# Volcano erupts in Chile!



## Bladestunner316 (May 6, 2008)

http://www.tflive.com/images/we_are_almost_there_mr_frodo.jpg


----------



## Puritan Sailor (May 6, 2008)

Cool pic!


----------



## Zenas (May 6, 2008)

Why is there lightning?


----------



## toddpedlar (May 6, 2008)

Zenas said:


> Why is there lightning?



Same reason that you get shocked when you shuffle your feet on the carpet and touch a metal door knob. 

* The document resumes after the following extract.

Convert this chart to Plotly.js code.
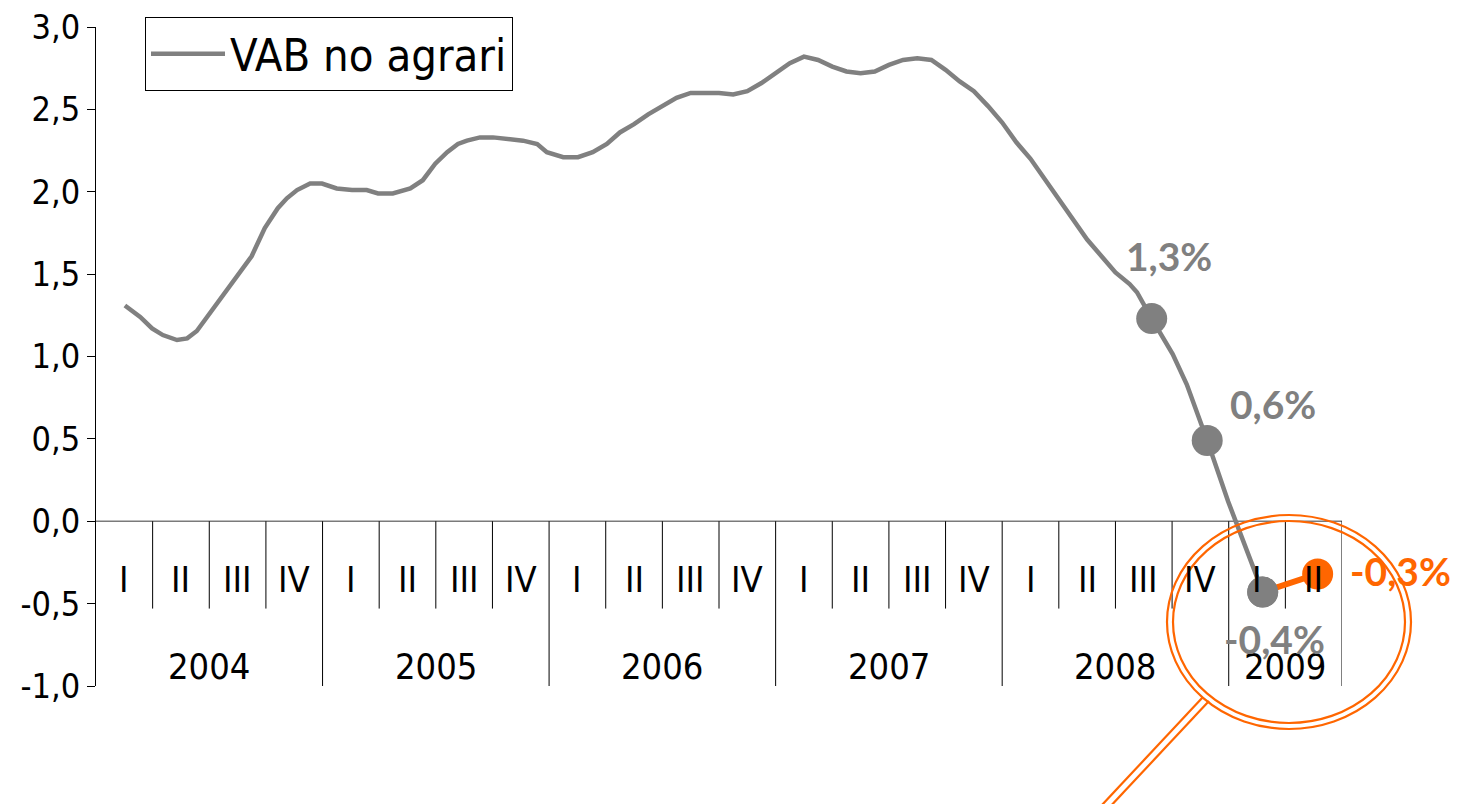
<!DOCTYPE html>
<html>
<head>
<meta charset="utf-8">
<script src="https://cdn.plot.ly/plotly-3.0.1.min.js"></script>
<style>html,body{margin:0;padding:0;background:#fff;}#chart{width:1468px;height:804px;}</style>
</head>
<body>
<div id="chart"></div>
<script>
// ---- data (x in quarter positions from 2004 I start = 0) ----
const lineX = [0.51,0.78,0.99,1.18,1.43,1.61,1.78,2.75,2.98,3.21,3.37,3.55,3.78,3.99,4.25,4.52,4.78,4.98,5.24,5.55,5.77,5.99,6.20,6.39,6.55,6.78,7.01,7.31,7.54,7.79,7.96,8.25,8.51,8.77,9.02,9.25,9.50,9.75,10.0,10.25,10.5,10.75,11.0,11.25,11.5,11.75,12.0,12.25,12.5,12.75,13.0,13.25,13.5,13.75,14.0,14.25,14.5,14.75,15.0,15.25,15.5,15.75,16.0,16.25,16.5,16.75,17.0,17.25,17.5,17.75,18.0,18.25,18.38,18.64,19.01,19.26,19.62,19.99,20.60];
const lineY = [1.31,1.24,1.17,1.13,1.10,1.11,1.155,1.61,1.78,1.90,1.96,2.01,2.05,2.05,2.02,2.01,2.01,1.99,1.99,2.02,2.07,2.17,2.24,2.29,2.31,2.33,2.33,2.32,2.31,2.29,2.24,2.21,2.21,2.24,2.29,2.36,2.41,2.47,2.52,2.57,2.60,2.60,2.60,2.59,2.61,2.66,2.72,2.78,2.82,2.80,2.76,2.73,2.72,2.73,2.77,2.80,2.81,2.80,2.74,2.67,2.61,2.52,2.42,2.30,2.20,2.08,1.95,1.84,1.71,1.61,1.51,1.44,1.39,1.23,1.015,0.83,0.49,0.12,-0.43];
const markX = [18.64, 19.62, 20.60];
const markY = [1.23, 0.49, -0.43];
const markLabels = ['1,3%', '0,6%', '-0,4%'];
const orangeX = [20.60, 21.57];
const orangeY = [-0.43, -0.32];
const orangeLabel = '-0,3%';
const seriesName = 'VAB no agrari';
const quarterNames = ['I','II','III','IV'];
const years = ['2004','2005','2006','2007','2008','2009'];
const quartersPerYear = [4,4,4,4,4,2];
const yTicks = [-1,-0.5,0,0.5,1,1.5,2,2.5,3];
const yTickText = ['-1,0','-0,5','0,0','0,5','1,0','1,5','2,0','2,5','3,0'];

// ---- styling ----
const GRAY = '#808080';
const ORANGE = '#FF6600';
const NARROW = '"Liberation Sans Narrow","Arial Narrow","DejaVu Sans Condensed",sans-serif';
const BOLD = 'Lato, "Open Sans", sans-serif';
const W = 1468, H = 804, L = 96, R = 1342, T = 27, B = 686;
const px = x => (x - L) / (R - L);
const py = y => (B - y) / (B - T);

const nQ = quartersPerYear.reduce((a,b)=>a+b,0);

const traces = [
  {x: lineX, y: lineY, type: 'scatter', mode: 'lines', name: seriesName,
   line: {color: GRAY, width: 4.5}, showlegend: true, hoverinfo: 'skip'},
  {x: markX, y: markY, type: 'scatter', mode: 'markers', showlegend: false,
   marker: {color: GRAY, size: 31}, hoverinfo: 'skip'},
  {x: orangeX, y: orangeY, type: 'scatter', mode: 'lines', showlegend: false,
   line: {color: ORANGE, width: 6}, hoverinfo: 'skip'},
  {x: [orangeX[1]], y: [orangeY[1]], type: 'scatter', mode: 'markers', showlegend: false,
   marker: {color: ORANGE, size: 31}, hoverinfo: 'skip'},
  {x: [markX[2]], y: [markY[2]], type: 'scatter', mode: 'markers', showlegend: false,
   marker: {color: GRAY, size: 31}, hoverinfo: 'skip'}
];

const shapes = [];
const annotations = [];
// zero line
shapes.push({type:'line', xref:'x', yref:'y', x0:0, x1:nQ, y0:0, y1:0, line:{color:'#7a7a7a', width:1.5}, layer:'below'});
// separators + labels
let q = 0;
const yearEnds = new Set();
quartersPerYear.forEach((n, i) => {
  const start = q;
  for (let k = 0; k < n; k++) {
    annotations.push({x: q + 0.5, y: -0.352, xref:'x', yref:'y', text: quarterNames[k], showarrow:false,
      font:{family: NARROW, size: 36, color:'#000'}});
    q++;
  }
  yearEnds.add(q);
  annotations.push({x: (start + q) / 2, y: -0.88, xref:'x', yref:'y', text: years[i], showarrow:false,
    font:{family: NARROW, size: 36, color:'#000'}});
});
for (let k = 1; k <= nQ; k++) {
  const full = yearEnds.has(k);
  shapes.push({type:'line', xref:'x', yref:'y', x0:k, x1:k, y0:0, y1: full ? -1.04 : -0.53,
    line:{color:'#000', width:1}, layer:'below'});
}
// value labels
const labelShift = [[17,-63],[66,-37],[12,47]];
markLabels.forEach((t, i) => {
  annotations.push({x: markX[i], y: markY[i], xref:'x', yref:'y', text: t, showarrow:false,
    xshift: labelShift[i][0], yshift: -labelShift[i][1],
    font:{family: BOLD, size: 39, color: GRAY, weight: 700}});
});
annotations.push({x: orangeX[1], y: orangeY[1], xref:'x', yref:'y', text: orangeLabel, showarrow:false,
  xanchor:'left', xshift: 30, yshift: 3,
  font:{family: BOLD, size: 39, color: ORANGE, weight: 700}});

// magnifier decoration
const ell = (x0,y0,x1,y1) => ({type:'circle', xref:'paper', yref:'paper', x0:px(x0), x1:px(x1), y0:py(y1), y1:py(y0),
  line:{color: ORANGE, width: 2.2}, layer:'above'});
shapes.push(ell(1167,515,1411,729));
shapes.push(ell(1173,521,1405,723));
shapes.push({type:'line', xref:'paper', yref:'paper', x0:px(1203), y0:py(697), x1:px(1101), y1:py(806), line:{color:ORANGE, width:2.2}});
shapes.push({type:'line', xref:'paper', yref:'paper', x0:px(1209), y0:py(701), x1:px(1107), y1:py(810), line:{color:ORANGE, width:2.2}});

const layout = {
  width: W, height: H,
  margin: {l: L, r: W - R, t: T, b: H - B, pad: 0},
  paper_bgcolor: '#fff', plot_bgcolor: 'rgba(0,0,0,0)',
  showlegend: true,
  legend: {x: px(145), y: py(17), xanchor:'left', yanchor:'top', bgcolor:'#fff', bordercolor:'#000', borderwidth:1,
    font:{family: NARROW, size: 45, color:'#000'}, itemwidth: 74},
  xaxis: {range: [0, nQ], visible: false, fixedrange: true},
  yaxis: {range: [-1, 3], tickvals: yTicks, ticktext: yTickText, showgrid: false, zeroline: false,
    showline: true, linecolor:'#000', linewidth: 1, ticks:'outside', ticklen: 8, tickcolor:'#000',
    tickfont:{family: NARROW, size: 34, color:'#000'}, fixedrange: true},
  shapes: shapes,
  annotations: annotations
};

Plotly.newPlot('chart', traces, layout, {displayModeBar: false, staticPlot: true});
</script>
</body>
</html>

Lightning in volcanic eruptions is, I believe, rather common. The ash sent up in the volcanic plume is flowing upward at a furious rate - as the dust particles bump into each other, they rub off electric charges, and eventually set up what is effectively a big voltage between the cloud and the surrounding air (or the cloud higher up). Eventually that voltage difference becomes large enough that the air can break down and BAM - you got lightning.

Same thing happens in thunderheads - the air currents driving water molecules in a convection pattern inside thunderheads generates sufficient voltage differences that lightning (air breakdown and electrical connection across that broken-down air path) can strike.


----------



## Poimen (May 6, 2008)

That is a fantastic picture. Is it possible, however, that it was embellished with photo shop?


----------



## toddpedlar (May 6, 2008)

Poimen said:


> That is a fantastic picture. Is it possible, however, that it was embellished with photo shop?



I doubt it... here's from the Daily Telegraph:


----------



## Augusta (May 6, 2008)

Cool!! My new desktop.


----------